私の母国フランスでは、手芸やクラフトの伝統が非常に豊かで、多くの技法やスタイルが発展してきました。とくに、手縫いのレースが主流だった15世紀〜16世紀頃は1センチあたり7時間もの時間をかけて手縫いのレースが作られていたそうです。しかし、上流社会だけではなく庶民の間でも人気を博しだすと、大量生産するために手芸から機械へとかわり、当時の素晴らしい技術は少しずつ失われてしまいました。このような伝統技術は本当に貴重でかけがえのないものです。一度失ってしまうと当時の技術を復活させることはとても難しいと思うので、未来へ残すためにも、多くの人が伝統技術に興味を持ってくれたらいいなと思いました。
■有松絞り以外のオススメ:有松の山車(だし)

山車(だし)とは、伝統的な手法によって美しく装飾された移動式の車両です。山車は町の人々にとって誇りの象徴であり、地域の祭りや行事において重要な役割を果たします。そのため、山車を近くで注意深く観察してみると、地域の伝統的な装飾や、からくり人形といった技術が活かされていることに気付くことができます。ちなみに、有松町には「布袋車(ほていしゃ)」「唐子車(からこしゃ)」「神功皇后車(じんぐうこうごうしゃ)」と3輌の山車が存在し、3輌全て名古屋市から「有形民俗文化財」に指定されています。
有松絞りまつりへ向かう途中、私は一際目立つ木造の扉を見つけました。後に、木造の大きな扉が付いた建物は有松山車会館だということがわかったのですが、当時はこの扉の中にお化けがいるのではないかとドキドキしました。
今ご紹介した山車は、毎年10月第1日曜日に開催される「有松祭り(天満社祭礼)」または、先程ご紹介した毎年6月の第1土曜日に開催される「有松絞りまつり」で見ることができます。その他、有松山車会館では山車3輌のうち、1輌を毎年交代に展示しているので、有松町へ訪れた際は是非、チェックしてみてください。
■まとめ
今回は名古屋市の中から私が最も魅力的に感じた憧れの町、緑区の有松町についてご紹介しましたが、いかがだったでしょうか?日本国内を旅行する際、名古屋を通り過ぎてしまう人は多いと思うのですが、小さな町の中に魅力的な伝統や文化がたくさん隠れています。

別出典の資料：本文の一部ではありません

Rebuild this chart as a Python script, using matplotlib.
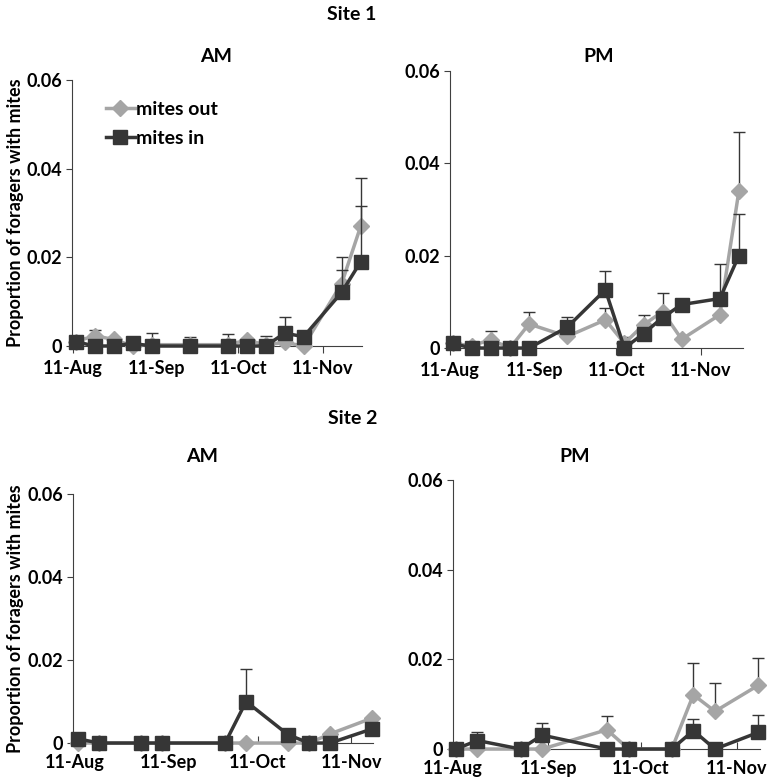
import matplotlib.pyplot as plt
import numpy as np

plt.rcParams['font.family'] = ['Lato', 'DejaVu Sans']
plt.rcParams['font.weight'] = 'bold'

# sampling days, counted from 11 Aug
days_s1 = [1, 8, 15, 22, 29, 43, 57, 64, 71, 78, 85, 99, 106]
days_s2 = [1, 8, 22, 29, 50, 57, 71, 78, 85, 99]

# Site 1 AM
s1am_out = [0.001, 0.0023, 0.0015, 0.0, 0.0003, 0.0003, 0.0003, 0.0013, 0.0003, 0.0008, 0.0, 0.0141, 0.027]
s1am_out_err = [0.0, 0.0013, 0.0005, 0.0, 0.0027, 0.0017, 0.0024, 0.0005, 0.0019, 0.0, 0.0, 0.0059, 0.0108]
s1am_in = [0.001, 0.0, 0.0, 0.0006, 0.0, 0.0, 0.0, 0.0, 0.0, 0.0029, 0.0021, 0.0121, 0.019]
s1am_in_err = [0.0, 0.0, 0.0, 0.0, 0.0, 0.0, 0.0, 0.0, 0.0, 0.0037, 0.0, 0.005, 0.0126]

# Site 1 PM
s1pm_out = [0.001, 0.0005, 0.0018, 0.0, 0.0052, 0.0025, 0.0061, 0.001, 0.005, 0.0079, 0.0019, 0.0072, 0.034]
s1pm_out_err = [0.0, 0.0, 0.0018, 0.0, 0.0027, 0.0, 0.0025, 0.0013, 0.0021, 0.004, 0.0, 0.0, 0.0128]
s1pm_in = [0.001, 0.0, 0.0, 0.0, 0.0, 0.0045, 0.0126, 0.0, 0.0031, 0.0066, 0.0094, 0.0107, 0.020]
s1pm_in_err = [0.0, 0.0, 0.0, 0.0, 0.0, 0.0022, 0.0041, 0.0, 0.0, 0.0, 0.0, 0.0075, 0.009]

# Site 2 AM
s2am_out = [0.0, 0.0, 0.0, 0.0, 0.0, 0.0, 0.0, 0.0, 0.0022, 0.006]
s2am_out_err = [0.0] * 10
s2am_in = [0.001, 0.0, 0.0, 0.0, 0.0, 0.010, 0.002, 0.0, 0.0, 0.0034]
s2am_in_err = [0.0, 0.0, 0.0, 0.0, 0.0, 0.0078, 0.001, 0.0, 0.0, 0.0]

# Site 2 PM
s2pm_out = [0.0, 0.0, 0.0, 0.0, 0.0043, 0.0, 0.0, 0.0121, 0.0084, 0.0142]
s2pm_out_err = [0.0, 0.0, 0.0, 0.0, 0.0031, 0.0, 0.0, 0.0071, 0.0063, 0.0062]
s2pm_in = [0.0, 0.0019, 0.0, 0.0031, 0.0, 0.0, 0.0, 0.0041, 0.0, 0.0037]
s2pm_in_err = [0.0, 0.0018, 0.0, 0.0028, 0.0, 0.0, 0.0, 0.0027, 0.0, 0.0039]

tick_days = [0, 31, 61, 92]
tick_labels = ['11-Aug', '11-Sep', '11-Oct', '11-Nov']

GREY = '#a5a5a5'
DARK = '#363636'
FS = 13

fig = plt.figure(figsize=(7.67, 7.80), dpi=100)

panels = [
    # rect, days, out, out_err, in, in_err, xlim, tick dir, label pad
    ([0.0939, 0.5564, 0.3781, 0.3410], days_s1, s1am_out, s1am_out_err, s1am_in, s1am_in_err, (-0.3, 106.5), 'out', 5),
    ([0.5867, 0.5538, 0.3820, 0.3556], days_s1, s1pm_out, s1pm_out_err, s1pm_in, s1pm_in_err, (0.4, 107.5), 'out', 5),
    ([0.0948, 0.0474, 0.3915, 0.3193], days_s2, s2am_out, s2am_out_err, s2am_in, s2am_in_err, (-0.8, 99.3), 'in', 8),
    ([0.5902, 0.0397, 0.4007, 0.3449], days_s2, s2pm_out, s2pm_out_err, s2pm_in, s2pm_in_err, (0.3, 99.6), 'in', 8),
]

axes = []
for rect, d, out, out_err, m_in, in_err, xl, tdir, xpad in panels:
    ax = fig.add_axes(rect)
    ax.errorbar(d, out, yerr=[np.zeros(len(out)), out_err], fmt='none',
                ecolor=DARK, elinewidth=1, capsize=4, capthick=1, clip_on=False)
    ax.plot(d, out, color=GREY, lw=2.5, marker='D', ms=8, mec=GREY, mfc=GREY,
            label='mites out', clip_on=False, zorder=3)
    ax.errorbar(d, m_in, yerr=[np.zeros(len(m_in)), in_err], fmt='none',
                ecolor=DARK, elinewidth=1, capsize=4, capthick=1, clip_on=False, zorder=4)
    ax.plot(d, m_in, color=DARK, lw=2.5, marker='s', ms=9.5, mec=DARK, mfc=DARK,
            label='mites in', clip_on=False, zorder=5)
    ax.set_xlim(*xl)
    ax.set_ylim(0, 0.06)
    ax.set_yticks([0, 0.02, 0.04, 0.06])
    ax.set_yticklabels(['0', '0.02', '0.04', '0.06'])
    ax.set_xticks(tick_days)
    ax.set_xticklabels(tick_labels)
    ax.spines['top'].set_visible(False)
    ax.spines['right'].set_visible(False)
    ax.spines['left'].set_color('#404040')
    ax.spines['bottom'].set_color('#404040')
    ax.tick_params(axis='y', labelsize=FS, length=4, color='#404040', pad=3)
    ax.tick_params(axis='x', labelsize=FS, length=5, direction=tdir, color='#404040', pad=xpad)
    axes.append(ax)

axes[0].set_ylabel('Proportion of foragers with mites', fontsize=13, fontweight='bold', labelpad=2)
axes[2].set_ylabel('Proportion of foragers with mites', fontsize=13, fontweight='bold', labelpad=2)
axes[0].legend(loc='upper left', bbox_to_anchor=(0.09, 0.95), frameon=False, fontsize=14,
               handlelength=1.5, handletextpad=0.05, labelspacing=0.6, borderaxespad=0)

fig.text(352 / 767, 1 - 14 / 780, 'Site 1', ha='center', va='center', fontsize=14, fontweight='bold')
fig.text(216 / 767, 1 - 57 / 780, 'AM', ha='center', va='center', fontsize=14, fontweight='bold')
fig.text(599 / 767, 1 - 57 / 780, 'PM', ha='center', va='center', fontsize=14, fontweight='bold')
fig.text(353 / 767, 1 - 419 / 780, 'Site 2', ha='center', va='center', fontsize=14, fontweight='bold')
fig.text(202 / 767, 1 - 457 / 780, 'AM', ha='center', va='center', fontsize=14, fontweight='bold')
fig.text(575 / 767, 1 - 457 / 780, 'PM', ha='center', va='center', fontsize=14, fontweight='bold')

fig.savefig('out.png', dpi=100)
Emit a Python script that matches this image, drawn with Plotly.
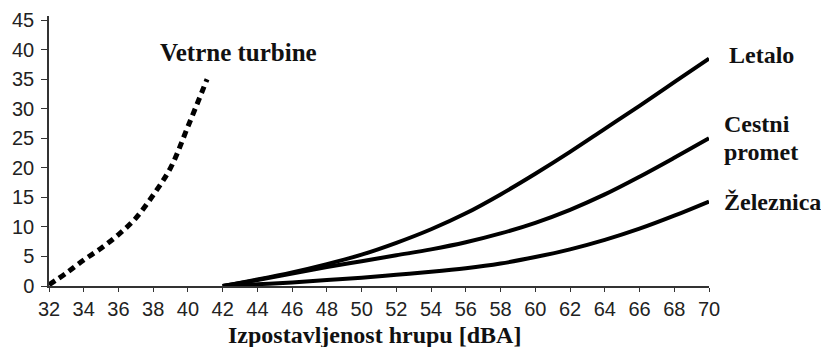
import plotly.graph_objects as go

# Data
wind_x = [32, 33, 34, 35, 36, 37, 38, 39, 40, 41.1]
wind_y = [0.2, 2.2, 4.4, 6.4, 8.7, 11.5, 15.4, 20.0, 27.0, 35.0]

traffic_x = [42, 44, 46, 48, 50, 52, 54, 56, 58, 60, 62, 64, 66, 68, 70]
aircraft_y = [0, 1.1, 2.3, 3.7, 5.3, 7.3, 9.6, 12.3, 15.5, 19.0, 22.7, 26.6, 30.5, 34.5, 38.5]
road_y = [0, 1.0, 2.1, 3.2, 4.2, 5.2, 6.2, 7.4, 8.9, 10.7, 12.9, 15.5, 18.5, 21.7, 25.0]
rail_y = [0, 0.3, 0.6, 1.0, 1.4, 1.9, 2.4, 3.0, 3.8, 4.9, 6.2, 7.8, 9.7, 11.9, 14.3]

x_ticks = list(range(32, 71, 2))
y_ticks = list(range(0, 46, 5))

label_font = dict(family="Liberation Serif, Times New Roman, serif", size=24, color="#111")
tick_font = dict(family="Liberation Sans, Arial, sans-serif", size=20, color="#222")

fig = go.Figure()
fig.add_trace(go.Scatter(x=wind_x, y=wind_y, mode="lines",
                         line=dict(color="black", width=5, dash="7px,5px", shape="spline"),
                         name="Vetrne turbine", cliponaxis=False))
for yy, nm in [(aircraft_y, "Letalo"), (road_y, "Cestni promet"), (rail_y, "Železnica")]:
    fig.add_trace(go.Scatter(x=traffic_x, y=yy, mode="lines",
                             line=dict(color="black", width=4, shape="spline"),
                             name=nm, cliponaxis=False))

fig.add_annotation(text="<b>Vetrne turbine</b>", xref="x", yref="y", x=38.3, y=39.45,
                   xanchor="left", yanchor="middle", showarrow=False,
                   font=dict(label_font, size=25))

right_labels = [
    ("<b>Letalo</b>", 1.027, 0.855),
    ("<b>Cestni</b>", 1.0197, 0.600),
    ("<b>promet</b>", 1.0197, 0.496),
    ("<b>Železnica</b>", 1.0197, 0.311),
]
for txt, px, py in right_labels:
    fig.add_annotation(text=txt, xref="paper", yref="paper", x=px, y=py,
                       xanchor="left", yanchor="middle", showarrow=False, font=label_font)

# x-axis title
fig.add_annotation(text="<b>Izpostavljenost hrupu [dBA]</b>", xref="paper", yref="paper",
                   x=0.493, y=-0.1815, xanchor="center", yanchor="middle",
                   showarrow=False, font=label_font)

# y-axis title, cut off at the top edge in the reference
fig.add_annotation(text="<b>Ogroženost [%]</b>", xref="paper", yref="paper",
                   x=-0.0485, y=1.051, xanchor="left", yanchor="bottom",
                   showarrow=False, font=label_font)

fig.update_layout(
    width=821, height=347,
    margin=dict(l=49, r=112, t=16, b=61, autoexpand=False),
    paper_bgcolor="white", plot_bgcolor="white",
    showlegend=False,
    xaxis=dict(range=[32, 70], tickvals=x_ticks, showgrid=False, zeroline=False,
               showline=True, linecolor="#333", linewidth=1.5, automargin=False,
               ticks="outside", ticklen=4, tickcolor="#333", tickwidth=1.2,
               tickfont=tick_font, ticklabelstandoff=0),
    yaxis=dict(range=[0, 45.7], tickvals=y_ticks, showgrid=False, zeroline=False,
               showline=True, linecolor="#333", linewidth=1.5, automargin=False,
               ticks="outside", ticklen=6, tickcolor="#333", tickwidth=1.2,
               tickfont=tick_font, ticklabelstandoff=3),
)

fig.write_html("out.html", config={"displayModeBar": False},
               post_script="document.body.style.margin='0';document.body.style.overflow='hidden';")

東京と大阪間、または東京と京都間を移動する際、名古屋駅で降りて有松町へ行ってみませんか?昔ながらの町並みや有松町に残る伝統技術に少し触れるだけで心の底から癒されますよ!これから桜のシーズンになるので、少しでも気になった方は是非有松町へ行ってみてください!最後までお読みいただき、ありがとうございました。